*MATERIAL PROVIDED*.
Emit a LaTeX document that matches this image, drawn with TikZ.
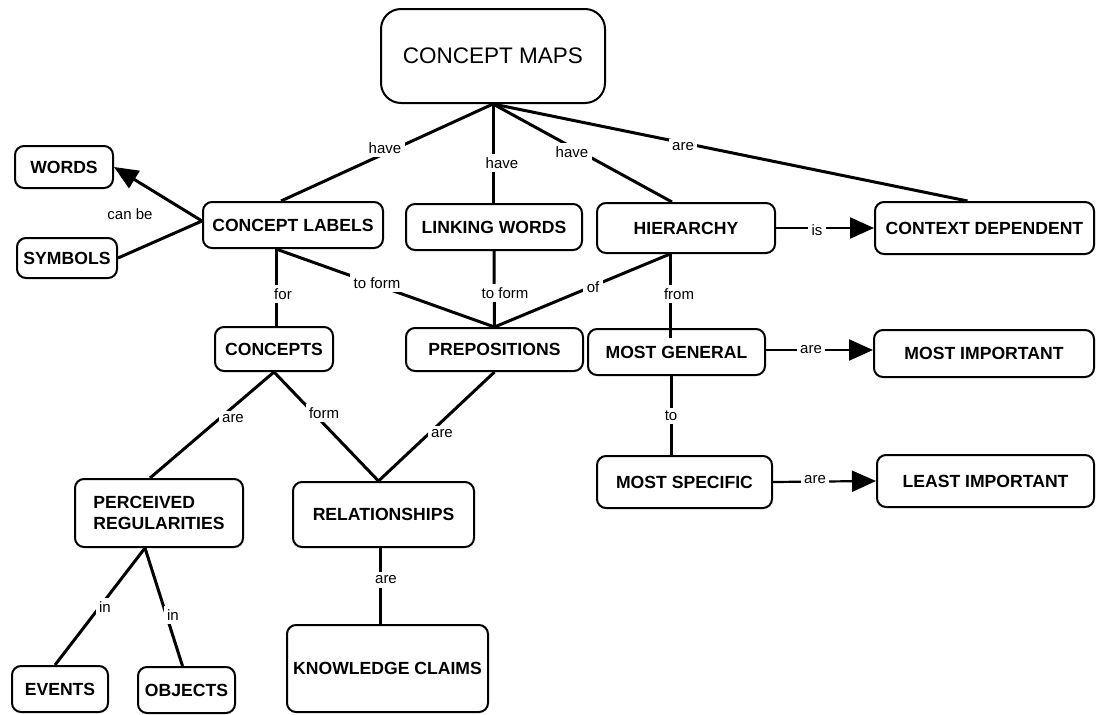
\documentclass[tikz,border=0pt]{standalone}
\usepackage{fontspec}
\setmainfont{Liberation Sans}
\usetikzlibrary{arrows.meta,calc}
\begin{document}
\begin{tikzpicture}[x=1pt,y=-1pt,
  box/.style={draw, line width=2pt, rounded corners=9pt, font=\bfseries\fontsize{17.6}{21}\selectfont, inner sep=0pt, align=center},
  lbl/.style={fill=white, inner sep=3.5pt, font=\fontsize{15}{18}\selectfont},
  conn/.style={line width=3pt},
  arr/.style={line width=2.2pt, -{Triangle[length=24pt,width=21pt]}}]
\useasboundingbox (0,0) rectangle (1096,715);

% nodes
\node[box, rounded corners=20pt, minimum width=224pt, minimum height=94pt, font=\fontsize{22.5}{27}\selectfont] (cmap) at (493,56) {CONCEPT MAPS};
\node[box, minimum width=98pt, minimum height=42pt] (words) at (64,167) {WORDS};
\node[box, minimum width=100pt, minimum height=40pt] (symbols) at (67,258) {SYMBOLS};
\node[box, minimum width=180pt, minimum height=46pt] (clabels) at (293,225) {CONCEPT LABELS};
\node[box, minimum width=176pt, minimum height=46pt] (lwords) at (494,227) {LINKING WORDS};
\node[box, minimum width=178pt, minimum height=50pt] (hier) at (686,228) {HIERARCHY};
\node[box, minimum width=219pt, minimum height=52pt] (cdep) at (984.5,228) {CONTEXT DEPENDENT};
\node[box, minimum width=118pt, minimum height=44pt] (concepts) at (274,349) {CONCEPTS};
\node[box, minimum width=177pt, minimum height=43pt] (prep) at (494.5,349.5) {PREPOSITIONS};
\node[box, minimum width=177pt, minimum height=46pt] (mgen) at (676.5,352) {MOST GENERAL};
\node[box, minimum width=220pt, minimum height=47pt] (mimp) at (984,353.5) {MOST IMPORTANT};
\node[box, minimum width=175pt, minimum height=52pt] (mspec) at (684.5,482) {MOST SPECIFIC};
\node[box, minimum width=217pt, minimum height=52pt] (limp) at (985.5,481) {LEAST IMPORTANT};
\node[box, minimum width=168pt, minimum height=68pt, align=left] (perc) at (159,513) {PERCEIVED\\REGULARITIES};
\node[box, minimum width=181pt, minimum height=65pt] (rel) at (383.5,514.5) {RELATIONSHIPS};
\node[box, minimum width=96pt, minimum height=46pt] (events) at (60,689) {EVENTS};
\node[box, minimum width=97pt, minimum height=46pt] (objects) at (186.5,690) {OBJECTS};
\node[box, minimum width=201pt, minimum height=87pt] (kclaims) at (387.5,668.5) {KNOWLEDGE CLAIMS};

% helper coordinates on node borders
\coordinate (clt) at ([xshift=-12pt]clabels.north);
\coordinate (clb) at ([xshift=-17pt]clabels.south);
\coordinate (clw) at ([yshift=4pt]clabels.west);
\coordinate (ht) at ([xshift=-14pt]hier.north);
\coordinate (hb) at ([xshift=-16pt]hier.south);
\coordinate (cdt) at ([xshift=-17pt]cdep.north);
\coordinate (mgin) at ([xshift=-6pt,yshift=-10pt]mgen.north);
\coordinate (mgb) at ([xshift=-5pt]mgen.south);
\coordinate (pt) at ([xshift=-9pt]perc.north);
\coordinate (pb) at ([xshift=-14pt]perc.south);
\coordinate (rt) at ([xshift=-5pt]rel.north);
\coordinate (rb) at ([xshift=-3pt]rel.south);
\coordinate (evt) at ([xshift=-5pt]events.north);
\coordinate (obt) at ([xshift=-4pt]objects.north);
\coordinate (mge) at ([yshift=2pt]mgen.east);

% connectors
\draw[conn] (cmap.south) -- (clt);
\draw[conn] (cmap.south) -- (cmap.south |- lwords.north);
\draw[conn] (cmap.south) -- (ht);
\draw[conn] (cmap.south) -- (cdt);
\draw[conn, -{Triangle[length=24pt,width=20pt]}] (clw) -- (words.east);
\draw[conn] (clw) -- (symbols.east);
\draw[arr] (hier.east) -- (cdep.west);
\draw[conn] (clb) -- (clb |- concepts.north);
\draw[conn] (clb) -- (prep.north);
\draw[conn] (lwords.south) -- (prep.north);
\draw[conn] (hb) -- (prep.north);
\draw[conn] (hb) -- (hb |- mgin);
\draw[arr] (mge) -- (mge -| mimp.west);
\draw[conn] (mgb) -- (mgb |- mspec.north);
\draw[arr] (mspec.east) -- (limp.west);
\draw[conn] (concepts.south) -- (pt);
\draw[conn] (concepts.south) -- (rt);
\draw[conn] (prep.south) -- (rt);
\draw[conn] (rb) -- (rb |- kclaims.north);
\draw[conn] (pb) -- (evt);
\draw[conn] (pb) -- (obt);

% linking labels
\node[lbl] (l1) at (385,148) {have};
\node[lbl] (l2) at (502,163) {have};
\node[lbl] (l3) at (572,152) {have};
\node[lbl] (l4) at (683,147) {are};
\node[lbl, fill=none] (l5) at (130,214) {can be};
\node[lbl] (l6) at (817,230) {is};
\node[lbl] (l7) at (283,294) {for};
\node[lbl] (l8) at (377,283) {to form};
\node[lbl] (l9) at (505,293) {to form};
\node[lbl] (l10) at (593,287) {of};
\node[lbl] (l11) at (679,294) {from};
\node[lbl] (l12) at (811,350) {are};
\node[lbl] (l13) at (671,416) {to};
\node[lbl] (l14) at (815,480) {are};
\node[lbl] (l15) at (233,419) {are};
\node[lbl] (l16) at (324,413) {form};
\node[lbl] (l17) at (442,434) {are};
\node[lbl] (l18) at (386,580) {are};
\node[lbl] (l19) at (105,607) {in};
\node[lbl] (l20) at (173,615) {in};
\end{tikzpicture}
\end{document}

*YOUR GOAL*.
Please write out all of the material above without changing a word, and omit any pictures.

*OUTPUT BELOW*.
Emit a LaTeX document that matches this image, drawn with TikZ.
\documentclass[tikz,border=0pt]{standalone}
\usepackage{fontspec}
\setmainfont{Liberation Sans}
\usetikzlibrary{arrows.meta,calc}
\begin{document}
\begin{tikzpicture}[x=1pt,y=-1pt,
  box/.style={draw, line width=2pt, rounded corners=9pt, font=\bfseries\fontsize{17.6}{21}\selectfont, inner sep=0pt, align=center},
  lbl/.style={fill=white, inner sep=3.5pt, font=\fontsize{15}{18}\selectfont},
  conn/.style={line width=3pt},
  arr/.style={line width=2.2pt, -{Triangle[length=24pt,width=21pt]}}]
\useasboundingbox (0,0) rectangle (1096,715);

% nodes
\node[box, rounded corners=20pt, minimum width=224pt, minimum height=94pt, font=\fontsize{22.5}{27}\selectfont] (cmap) at (493,56) {CONCEPT MAPS};
\node[box, minimum width=98pt, minimum height=42pt] (words) at (64,167) {WORDS};
\node[box, minimum width=100pt, minimum height=40pt] (symbols) at (67,258) {SYMBOLS};
\node[box, minimum width=180pt, minimum height=46pt] (clabels) at (293,225) {CONCEPT LABELS};
\node[box, minimum width=176pt, minimum height=46pt] (lwords) at (494,227) {LINKING WORDS};
\node[box, minimum width=178pt, minimum height=50pt] (hier) at (686,228) {HIERARCHY};
\node[box, minimum width=219pt, minimum height=52pt] (cdep) at (984.5,228) {CONTEXT DEPENDENT};
\node[box, minimum width=118pt, minimum height=44pt] (concepts) at (274,349) {CONCEPTS};
\node[box, minimum width=177pt, minimum height=43pt] (prep) at (494.5,349.5) {PREPOSITIONS};
\node[box, minimum width=177pt, minimum height=46pt] (mgen) at (676.5,352) {MOST GENERAL};
\node[box, minimum width=220pt, minimum height=47pt] (mimp) at (984,353.5) {MOST IMPORTANT};
\node[box, minimum width=175pt, minimum height=52pt] (mspec) at (684.5,482) {MOST SPECIFIC};
\node[box, minimum width=217pt, minimum height=52pt] (limp) at (985.5,481) {LEAST IMPORTANT};
\node[box, minimum width=168pt, minimum height=68pt, align=left] (perc) at (159,513) {PERCEIVED\\REGULARITIES};
\node[box, minimum width=181pt, minimum height=65pt] (rel) at (383.5,514.5) {RELATIONSHIPS};
\node[box, minimum width=96pt, minimum height=46pt] (events) at (60,689) {EVENTS};
\node[box, minimum width=97pt, minimum height=46pt] (objects) at (186.5,690) {OBJECTS};
\node[box, minimum width=201pt, minimum height=87pt] (kclaims) at (387.5,668.5) {KNOWLEDGE CLAIMS};

% helper coordinates on node borders
\coordinate (clt) at ([xshift=-12pt]clabels.north);
\coordinate (clb) at ([xshift=-17pt]clabels.south);
\coordinate (clw) at ([yshift=4pt]clabels.west);
\coordinate (ht) at ([xshift=-14pt]hier.north);
\coordinate (hb) at ([xshift=-16pt]hier.south);
\coordinate (cdt) at ([xshift=-17pt]cdep.north);
\coordinate (mgin) at ([xshift=-6pt,yshift=-10pt]mgen.north);
\coordinate (mgb) at ([xshift=-5pt]mgen.south);
\coordinate (pt) at ([xshift=-9pt]perc.north);
\coordinate (pb) at ([xshift=-14pt]perc.south);
\coordinate (rt) at ([xshift=-5pt]rel.north);
\coordinate (rb) at ([xshift=-3pt]rel.south);
\coordinate (evt) at ([xshift=-5pt]events.north);
\coordinate (obt) at ([xshift=-4pt]objects.north);
\coordinate (mge) at ([yshift=2pt]mgen.east);

% connectors
\draw[conn] (cmap.south) -- (clt);
\draw[conn] (cmap.south) -- (cmap.south |- lwords.north);
\draw[conn] (cmap.south) -- (ht);
\draw[conn] (cmap.south) -- (cdt);
\draw[conn, -{Triangle[length=24pt,width=20pt]}] (clw) -- (words.east);
\draw[conn] (clw) -- (symbols.east);
\draw[arr] (hier.east) -- (cdep.west);
\draw[conn] (clb) -- (clb |- concepts.north);
\draw[conn] (clb) -- (prep.north);
\draw[conn] (lwords.south) -- (prep.north);
\draw[conn] (hb) -- (prep.north);
\draw[conn] (hb) -- (hb |- mgin);
\draw[arr] (mge) -- (mge -| mimp.west);
\draw[conn] (mgb) -- (mgb |- mspec.north);
\draw[arr] (mspec.east) -- (limp.west);
\draw[conn] (concepts.south) -- (pt);
\draw[conn] (concepts.south) -- (rt);
\draw[conn] (prep.south) -- (rt);
\draw[conn] (rb) -- (rb |- kclaims.north);
\draw[conn] (pb) -- (evt);
\draw[conn] (pb) -- (obt);

% linking labels
\node[lbl] (l1) at (385,148) {have};
\node[lbl] (l2) at (502,163) {have};
\node[lbl] (l3) at (572,152) {have};
\node[lbl] (l4) at (683,147) {are};
\node[lbl, fill=none] (l5) at (130,214) {can be};
\node[lbl] (l6) at (817,230) {is};
\node[lbl] (l7) at (283,294) {for};
\node[lbl] (l8) at (377,283) {to form};
\node[lbl] (l9) at (505,293) {to form};
\node[lbl] (l10) at (593,287) {of};
\node[lbl] (l11) at (679,294) {from};
\node[lbl] (l12) at (811,350) {are};
\node[lbl] (l13) at (671,416) {to};
\node[lbl] (l14) at (815,480) {are};
\node[lbl] (l15) at (233,419) {are};
\node[lbl] (l16) at (324,413) {form};
\node[lbl] (l17) at (442,434) {are};
\node[lbl] (l18) at (386,580) {are};
\node[lbl] (l19) at (105,607) {in};
\node[lbl] (l20) at (173,615) {in};
\end{tikzpicture}
\end{document}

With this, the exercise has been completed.